Data shown:
-- Begin --
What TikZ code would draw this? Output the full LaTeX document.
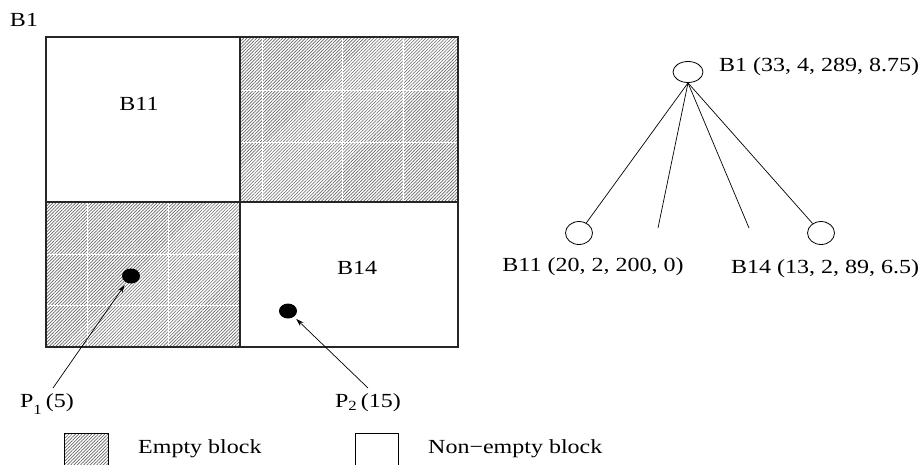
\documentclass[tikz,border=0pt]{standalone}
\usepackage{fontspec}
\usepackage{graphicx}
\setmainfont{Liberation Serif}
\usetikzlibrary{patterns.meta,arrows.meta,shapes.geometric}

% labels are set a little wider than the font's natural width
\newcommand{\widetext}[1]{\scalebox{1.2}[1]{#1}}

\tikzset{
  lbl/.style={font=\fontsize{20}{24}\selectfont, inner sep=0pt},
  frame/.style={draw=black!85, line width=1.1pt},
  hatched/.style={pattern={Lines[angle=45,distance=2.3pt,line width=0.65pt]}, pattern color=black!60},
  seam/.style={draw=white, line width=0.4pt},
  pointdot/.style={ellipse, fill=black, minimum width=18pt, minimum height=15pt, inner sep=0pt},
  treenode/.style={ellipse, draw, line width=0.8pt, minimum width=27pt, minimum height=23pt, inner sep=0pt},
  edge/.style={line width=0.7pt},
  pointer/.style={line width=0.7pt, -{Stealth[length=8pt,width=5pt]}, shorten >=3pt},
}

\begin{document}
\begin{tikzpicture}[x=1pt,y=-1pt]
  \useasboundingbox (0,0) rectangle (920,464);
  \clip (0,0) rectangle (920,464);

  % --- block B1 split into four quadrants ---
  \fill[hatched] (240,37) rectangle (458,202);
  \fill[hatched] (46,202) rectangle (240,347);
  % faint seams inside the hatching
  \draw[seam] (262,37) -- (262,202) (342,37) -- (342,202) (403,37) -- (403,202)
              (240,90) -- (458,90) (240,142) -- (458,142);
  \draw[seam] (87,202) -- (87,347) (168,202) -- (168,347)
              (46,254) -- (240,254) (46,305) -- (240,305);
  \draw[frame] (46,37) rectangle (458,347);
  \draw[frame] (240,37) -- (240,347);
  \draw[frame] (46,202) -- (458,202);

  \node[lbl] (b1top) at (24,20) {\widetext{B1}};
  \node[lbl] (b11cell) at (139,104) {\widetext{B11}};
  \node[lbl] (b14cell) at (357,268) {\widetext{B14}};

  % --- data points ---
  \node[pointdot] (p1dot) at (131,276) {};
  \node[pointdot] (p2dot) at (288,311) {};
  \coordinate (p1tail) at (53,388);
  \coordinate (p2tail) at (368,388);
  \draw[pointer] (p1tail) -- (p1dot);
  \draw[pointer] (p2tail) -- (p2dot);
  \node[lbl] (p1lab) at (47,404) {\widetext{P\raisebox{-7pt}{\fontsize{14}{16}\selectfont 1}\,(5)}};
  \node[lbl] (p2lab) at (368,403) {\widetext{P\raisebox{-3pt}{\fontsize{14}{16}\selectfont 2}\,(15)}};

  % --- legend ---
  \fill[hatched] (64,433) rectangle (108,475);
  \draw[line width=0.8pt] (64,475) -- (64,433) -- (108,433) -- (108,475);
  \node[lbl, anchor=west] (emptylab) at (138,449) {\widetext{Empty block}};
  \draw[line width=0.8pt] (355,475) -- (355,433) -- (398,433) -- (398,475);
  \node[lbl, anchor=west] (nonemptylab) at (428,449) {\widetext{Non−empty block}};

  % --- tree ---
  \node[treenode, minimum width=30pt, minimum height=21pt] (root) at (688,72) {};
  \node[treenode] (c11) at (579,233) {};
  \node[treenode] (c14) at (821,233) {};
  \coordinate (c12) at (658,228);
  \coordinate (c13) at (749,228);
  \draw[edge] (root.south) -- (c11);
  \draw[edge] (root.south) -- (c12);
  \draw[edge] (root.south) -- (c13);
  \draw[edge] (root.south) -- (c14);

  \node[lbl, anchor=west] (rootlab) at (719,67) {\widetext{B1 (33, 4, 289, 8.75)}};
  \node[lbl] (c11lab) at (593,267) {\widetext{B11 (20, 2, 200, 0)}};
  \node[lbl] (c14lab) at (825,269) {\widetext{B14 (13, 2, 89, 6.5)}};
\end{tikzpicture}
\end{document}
-- End --
Task brief: Word for word, quote the lines above. Omit the pictures.

Task solution:
What TikZ code would draw this? Output the full LaTeX document.
\documentclass[tikz,border=0pt]{standalone}
\usepackage{fontspec}
\usepackage{graphicx}
\setmainfont{Liberation Serif}
\usetikzlibrary{patterns.meta,arrows.meta,shapes.geometric}

% labels are set a little wider than the font's natural width
\newcommand{\widetext}[1]{\scalebox{1.2}[1]{#1}}

\tikzset{
  lbl/.style={font=\fontsize{20}{24}\selectfont, inner sep=0pt},
  frame/.style={draw=black!85, line width=1.1pt},
  hatched/.style={pattern={Lines[angle=45,distance=2.3pt,line width=0.65pt]}, pattern color=black!60},
  seam/.style={draw=white, line width=0.4pt},
  pointdot/.style={ellipse, fill=black, minimum width=18pt, minimum height=15pt, inner sep=0pt},
  treenode/.style={ellipse, draw, line width=0.8pt, minimum width=27pt, minimum height=23pt, inner sep=0pt},
  edge/.style={line width=0.7pt},
  pointer/.style={line width=0.7pt, -{Stealth[length=8pt,width=5pt]}, shorten >=3pt},
}

\begin{document}
\begin{tikzpicture}[x=1pt,y=-1pt]
  \useasboundingbox (0,0) rectangle (920,464);
  \clip (0,0) rectangle (920,464);

  % --- block B1 split into four quadrants ---
  \fill[hatched] (240,37) rectangle (458,202);
  \fill[hatched] (46,202) rectangle (240,347);
  % faint seams inside the hatching
  \draw[seam] (262,37) -- (262,202) (342,37) -- (342,202) (403,37) -- (403,202)
              (240,90) -- (458,90) (240,142) -- (458,142);
  \draw[seam] (87,202) -- (87,347) (168,202) -- (168,347)
              (46,254) -- (240,254) (46,305) -- (240,305);
  \draw[frame] (46,37) rectangle (458,347);
  \draw[frame] (240,37) -- (240,347);
  \draw[frame] (46,202) -- (458,202);

  \node[lbl] (b1top) at (24,20) {\widetext{B1}};
  \node[lbl] (b11cell) at (139,104) {\widetext{B11}};
  \node[lbl] (b14cell) at (357,268) {\widetext{B14}};

  % --- data points ---
  \node[pointdot] (p1dot) at (131,276) {};
  \node[pointdot] (p2dot) at (288,311) {};
  \coordinate (p1tail) at (53,388);
  \coordinate (p2tail) at (368,388);
  \draw[pointer] (p1tail) -- (p1dot);
  \draw[pointer] (p2tail) -- (p2dot);
  \node[lbl] (p1lab) at (47,404) {\widetext{P\raisebox{-7pt}{\fontsize{14}{16}\selectfont 1}\,(5)}};
  \node[lbl] (p2lab) at (368,403) {\widetext{P\raisebox{-3pt}{\fontsize{14}{16}\selectfont 2}\,(15)}};

  % --- legend ---
  \fill[hatched] (64,433) rectangle (108,475);
  \draw[line width=0.8pt] (64,475) -- (64,433) -- (108,433) -- (108,475);
  \node[lbl, anchor=west] (emptylab) at (138,449) {\widetext{Empty block}};
  \draw[line width=0.8pt] (355,475) -- (355,433) -- (398,433) -- (398,475);
  \node[lbl, anchor=west] (nonemptylab) at (428,449) {\widetext{Non−empty block}};

  % --- tree ---
  \node[treenode, minimum width=30pt, minimum height=21pt] (root) at (688,72) {};
  \node[treenode] (c11) at (579,233) {};
  \node[treenode] (c14) at (821,233) {};
  \coordinate (c12) at (658,228);
  \coordinate (c13) at (749,228);
  \draw[edge] (root.south) -- (c11);
  \draw[edge] (root.south) -- (c12);
  \draw[edge] (root.south) -- (c13);
  \draw[edge] (root.south) -- (c14);

  \node[lbl, anchor=west] (rootlab) at (719,67) {\widetext{B1 (33, 4, 289, 8.75)}};
  \node[lbl] (c11lab) at (593,267) {\widetext{B11 (20, 2, 200, 0)}};
  \node[lbl] (c14lab) at (825,269) {\widetext{B14 (13, 2, 89, 6.5)}};
\end{tikzpicture}
\end{document}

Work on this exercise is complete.